WHAT IS EXPECTED>
Can you set down, exactly as they appear below, the lines from the opening of the material through the one bearing "ax.tick_params(axis='y', pad=12)", minus the pictures?

◆ ◆ ◆ ◆ ◆ ◆ ◆

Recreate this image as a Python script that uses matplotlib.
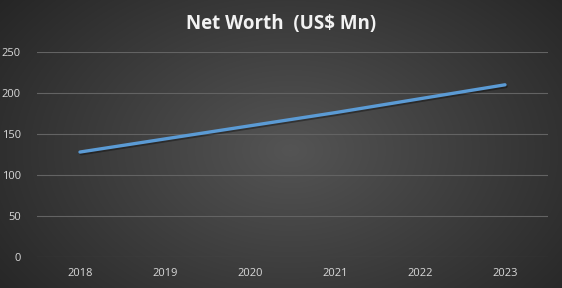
import numpy as np
import matplotlib.pyplot as plt
import matplotlib.patheffects as pe

years = ['2018', '2019', '2020', '2021', '2022', '2023']
net_worth = [128, 144, 160, 176, 193, 210]

plt.rcParams['font.family'] = ['Open Sans', 'DejaVu Sans']

fig = plt.figure(figsize=(5.62, 2.88), dpi=100)

# radial gradient background
bg = fig.add_axes([0, 0, 1, 1], zorder=0)
yy, xx = np.mgrid[0:288, 0:562]
r = np.sqrt(((xx - 290) / 340.0) ** 2 + ((yy - 150) / 230.0) ** 2)
shade = np.clip(0.33 - 0.17 * r, 0.14, 0.33)
bg.imshow(np.dstack([shade] * 3), aspect='auto', extent=[0, 1, 0, 1])
bg.axis('off')

ax = fig.add_axes([37.5 / 562, 1 - 257 / 288, 510 / 562, 205 / 288], zorder=1)
ax.patch.set_alpha(0)
x = np.arange(len(years))
ax.plot(x, net_worth, color='#5B9BD5', lw=2.4, solid_capstyle='round',
        path_effects=[pe.SimpleLineShadow(offset=(0.8, -1.2), alpha=0.35, shadow_color='black'), pe.Normal()])

ax.set_xlim(-0.5, len(years) - 0.5)
ax.set_ylim(0, 250)
ax.set_yticks(range(0, 251, 50))
ax.set_xticks(x)
ax.set_xticklabels(years)
ax.grid(axis='y', color='#636363', lw=0.8)
ax.set_axisbelow(True)
for s in ax.spines.values():
    s.set_visible(False)
ax.tick_params(length=0, colors='#d9d9d9', labelsize=8, pad=8)
ax.tick_params(axis='y', pad=12)

fig.text(0.5, 0.918, 'Net Worth  (US$ Mn)', ha='center', va='center',
         color='#f2f2f2', fontsize=13.5, fontweight='bold')

plt.savefig('out.png', dpi=100)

◆ ◆ ◆ ◆ ◆ ◆ ◆

ANSWER FOR THE TASK>
Recreate this image as a Python script that uses matplotlib.
import numpy as np
import matplotlib.pyplot as plt
import matplotlib.patheffects as pe

years = ['2018', '2019', '2020', '2021', '2022', '2023']
net_worth = [128, 144, 160, 176, 193, 210]

plt.rcParams['font.family'] = ['Open Sans', 'DejaVu Sans']

fig = plt.figure(figsize=(5.62, 2.88), dpi=100)

# radial gradient background
bg = fig.add_axes([0, 0, 1, 1], zorder=0)
yy, xx = np.mgrid[0:288, 0:562]
r = np.sqrt(((xx - 290) / 340.0) ** 2 + ((yy - 150) / 230.0) ** 2)
shade = np.clip(0.33 - 0.17 * r, 0.14, 0.33)
bg.imshow(np.dstack([shade] * 3), aspect='auto', extent=[0, 1, 0, 1])
bg.axis('off')

ax = fig.add_axes([37.5 / 562, 1 - 257 / 288, 510 / 562, 205 / 288], zorder=1)
ax.patch.set_alpha(0)
x = np.arange(len(years))
ax.plot(x, net_worth, color='#5B9BD5', lw=2.4, solid_capstyle='round',
        path_effects=[pe.SimpleLineShadow(offset=(0.8, -1.2), alpha=0.35, shadow_color='black'), pe.Normal()])

ax.set_xlim(-0.5, len(years) - 0.5)
ax.set_ylim(0, 250)
ax.set_yticks(range(0, 251, 50))
ax.set_xticks(x)
ax.set_xticklabels(years)
ax.grid(axis='y', color='#636363', lw=0.8)
ax.set_axisbelow(True)
for s in ax.spines.values():
    s.set_visible(False)
ax.tick_params(length=0, colors='#d9d9d9', labelsize=8, pad=8)
ax.tick_params(axis='y', pad=12)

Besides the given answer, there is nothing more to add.